13 How do you access model coefficients or feature importances in sklearn? 📊 Intermediate
Answer: Many linear models expose coef_, tree-based models expose feature_importances_.
14 What is the purpose of the random_state parameter? ⚡ Beginner
Answer: random_state controls random number generation for reproducibility of model training and splits.
15 How do you create a custom transformer in sklearn? 🔥 Advanced
Answer: Subclass BaseEstimator and TransformerMixin, implement fit (often returning self) and transform.
16 How do you handle time series with sklearn to avoid leakage? 🔥 Advanced
Answer: Use TimeSeriesSplit or custom CV, create lag features, and ensure all transforms use only past data in each fold.

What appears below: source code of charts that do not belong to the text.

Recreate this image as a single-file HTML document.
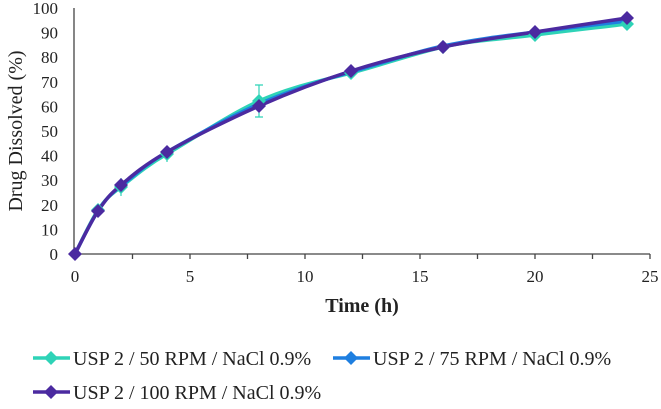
<!DOCTYPE html><html><head><style>body{margin:0;background:#fff}svg{font-family:"Liberation Serif",serif}</style></head><body>
<svg width="661" height="404" xmlns="http://www.w3.org/2000/svg">
<g font-size="17" fill="#222" text-anchor="end">
<text x="58" y="14">100</text><text x="58" y="38.6">90</text><text x="58" y="63.2">80</text><text x="58" y="87.8">70</text><text x="58" y="112.4">60</text><text x="58" y="137">50</text><text x="58" y="161.6">40</text><text x="58" y="186.2">30</text><text x="58" y="210.8">20</text><text x="58" y="235.4">10</text><text x="58" y="260">0</text>
</g>
<g font-size="17" fill="#222" text-anchor="middle">
<text x="75" y="282">0</text><text x="190" y="282">5</text><text x="305" y="282">10</text><text x="420" y="282">15</text><text x="535" y="282">20</text><text x="650" y="282">25</text>
</g>
<text x="362" y="312" font-size="20" font-weight="bold" fill="#222" text-anchor="middle">Time (h)</text>
<text transform="translate(22,131) rotate(-90)" font-size="20" fill="#222" text-anchor="middle">Drug Dissolved (%)</text>
<g stroke="#444" stroke-width="1.3" fill="none">
<line x1="74" y1="8" x2="74" y2="254"/><line x1="74" y1="254" x2="650" y2="254"/>
<path d="M75 254v5M132.5 254v5M190 254v5M247.5 254v5M305 254v5M362.5 254v5M420 254v5M477.5 254v5M535 254v5M592.5 254v5M650 254v5"/>
</g>
<defs><path id="d" d="M0 -7L7 0L0 7L-7 0Z"/></defs>
<g fill="none" stroke-width="3.5" stroke-linejoin="round">
<path stroke="#2ed3b7" d="M75 254C78.8 246.8 90.3 221.5 98 210C105.7 198.5 109.5 195.8 121 187C132.5 178.2 144 167.2 167 154C190 140.8 228.3 115 259 101C289.7 87 320.3 81 351 73C381.7 65 412.3 54 443 47C473.7 40 504.3 39 535 35C565.7 31 611.7 26 627 24"/>
<path stroke="#1e7fe0" d="M75 254C78.8 246.8 90.3 222.5 98 211C105.7 199.5 109.5 194.8 121 186C132.5 177.2 144 165.2 167 152C190 138.8 228.3 117.5 259 104C289.7 90.5 320.3 80.8 351 72C381.7 63.2 412.3 52.5 443 46C473.7 39.5 504.3 35.8 535 32C565.7 28.2 611.7 23 627 21"/>
<path stroke="#4b2aa0" d="M75 254C78.8 246.8 90.3 222.5 98 211C105.7 199.5 109.5 194.8 121 185C132.5 175.2 144 165.2 167 152C190 138.8 228.3 119.5 259 106C289.7 92.5 320.3 80.8 351 71C381.7 61.2 412.3 53.5 443 47C473.7 40.5 504.3 36.8 535 32C565.7 27.2 611.7 20.3 627 18"/>
</g>
<g stroke="#2ed3b7" stroke-width="1.2"><path d="M259 85v32M255 85h8M255 117h8M121 178v18M167 146v16"/></g>
<g fill="#2ed3b7"><use href="#d" x="98" y="210"/><use href="#d" x="121" y="187"/><use href="#d" x="167" y="154"/><use href="#d" x="259" y="101"/><use href="#d" x="351" y="73"/><use href="#d" x="443" y="47"/><use href="#d" x="535" y="35"/><use href="#d" x="627" y="24"/></g>
<g fill="#4b2aa0"><use href="#d" x="75" y="254"/><use href="#d" x="98" y="211"/><use href="#d" x="121" y="185"/><use href="#d" x="167" y="152"/><use href="#d" x="259" y="106"/><use href="#d" x="351" y="71"/><use href="#d" x="443" y="47"/><use href="#d" x="535" y="32"/><use href="#d" x="627" y="18"/></g>
<g font-size="20" fill="#222">
<line x1="33" y1="358" x2="70" y2="358" stroke="#2ed3b7" stroke-width="3.5"/><use href="#d" x="51" y="358" fill="#2ed3b7"/>
<text x="73" y="365">USP 2 / 50 RPM / NaCl 0.9%</text>
<line x1="333" y1="358" x2="370" y2="358" stroke="#1e7fe0" stroke-width="3.5"/><use href="#d" x="351" y="358" fill="#1e7fe0"/>
<text x="373" y="365">USP 2 / 75 RPM / NaCl 0.9%</text>
<line x1="33" y1="392" x2="70" y2="392" stroke="#4b2aa0" stroke-width="3.5"/><use href="#d" x="51" y="392" fill="#4b2aa0"/>
<text x="73" y="399">USP 2 / 100 RPM / NaCl 0.9%</text>
</g>
</svg></body></html>
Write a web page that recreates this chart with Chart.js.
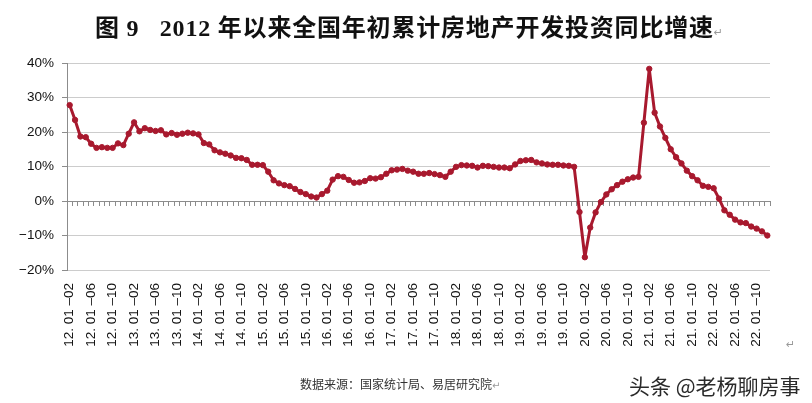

17 When would you choose sklearn over deep learning frameworks? 📊 Intermediate
Answer: For tabular data, smaller datasets, quicker iteration and simpler deployment, sklearn models are often the best choice.
18 Give an example of a full sklearn workflow from raw data to model. 🔥 Advanced
Answer: Typical flow: train_test_split → ColumnTransformer (impute+scale/encode) → Pipeline with model → cross-validation / GridSearchCV → fit best model → evaluate on test.
19 What are some common mistakes when using sklearn? 🔥 Advanced
Answer: Common mistakes: data leakage from preprocessing outside pipelines, improper CV, not scaling when needed, ignoring class imbalance.
20 What is the key message to remember about scikit-learn? ⚡ Beginner
Answer: Scikit-learn provides a clean, consistent API; mastering estimators, pipelines and CV lets you build robust ML workflows quickly.

Quick Recap: Scikit-Learn

Think in terms of transformers + estimators + pipelines; this mindset helps you structure nearly any classical ML project in sklearn.